Il modello contrattuale doveva essere riformato per affrontare una situazione che, da più parti, veniva definita in termini di «emergenza salariale», ma evidentemente l'obiettivo, strada facendo, dev'essere stato perso di vista o forse i firmatari dell'accordo hanno ritenuto opportuno mutarlo senza darsi la pena di avvertire esplicitamente del cambiamento di rotta. Alla fine, tuttavia, non si può dire che essi non siano stati sinceri, se è vero che l'accordo quadro siglato a Palazzo Chigi sancisce che «obiettivo dell'intesa è il rilancio della crescita economica, lo sviluppo occupazionale e l'aumento della produttività», senza neanche un cenno all'esigenza di difendere (non diciamo di incrementare) il valore reale dei salari. Vero è che sviluppo economico e crescita occupazionale dovrebbero essere sostenuti da una «efficiente dinamica retributiva»: che però è concetto ambiguo, sicuramente non omologabile a quello di difesa del potere d'acquisto dei salari. Dal punto di vista delle imprese, ad esempio, la dinamica retributiva potrebbe apparire efficiente quanto più contribuisca a mantenere basso il costo del lavoro; altri potrebbe aggiungere che la compressione salariale è una necessità ineludibile se si vuol sperare in un incremento dell'occupazione.

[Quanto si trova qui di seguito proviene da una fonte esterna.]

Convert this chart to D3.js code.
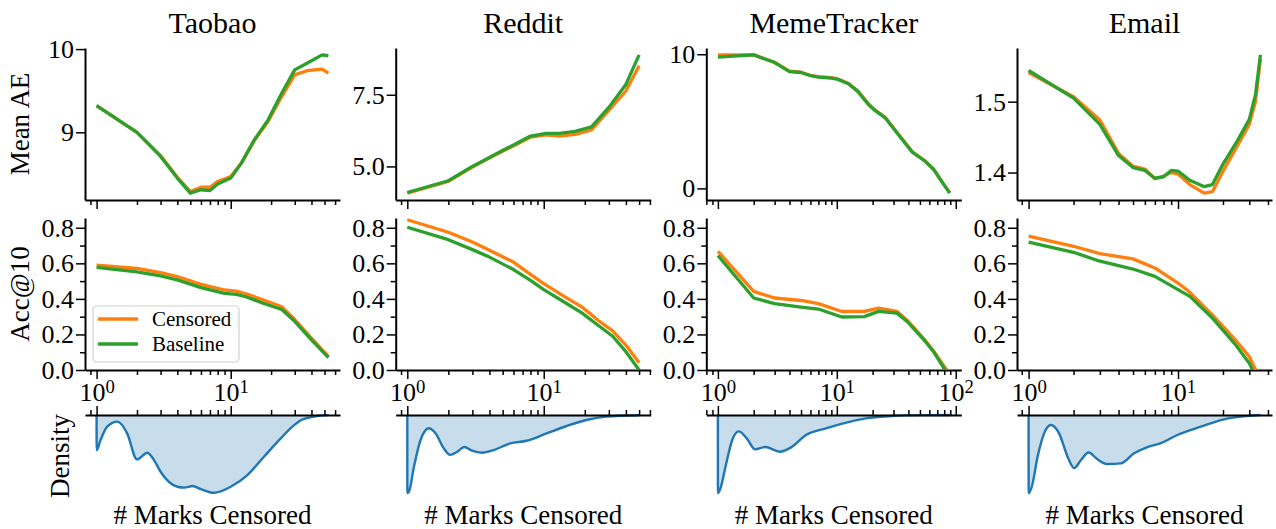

Andiamo al merito. Al contratto collettivo nazionale si attribuisce la «funzione di garantire la certezza dei trattamenti economici e normativi comuni per tutti i lavoratori del settore». Non si dice però quale sia il livello del trattamento certo o, per meglio dire, non si esplicita con la dovuta chiarezza che d'ora in avanti si firmeranno contratti nazionali che non garantiranno neppure l'obiettivo minimo della salvaguardia del potere d'acquisto. I salari, anzi, a livello nazionale dovranno essere negoziati sulla base di un parametro previsionale (elaborato da un fantomatico soggetto terzo, che l'accordo neppure ha individuato) depurato della cosiddetta inflazione importata, legata alle variazioni dei prezzi dei beni energetici, e dunque a priori non coincidente con il tasso d'inflazione effettiva; perché l'indice previsionale sarà applicato non sull'intera retribuzione, ma su un valore convenzionale da individuarsi, a quanto pare, nei singoli settori.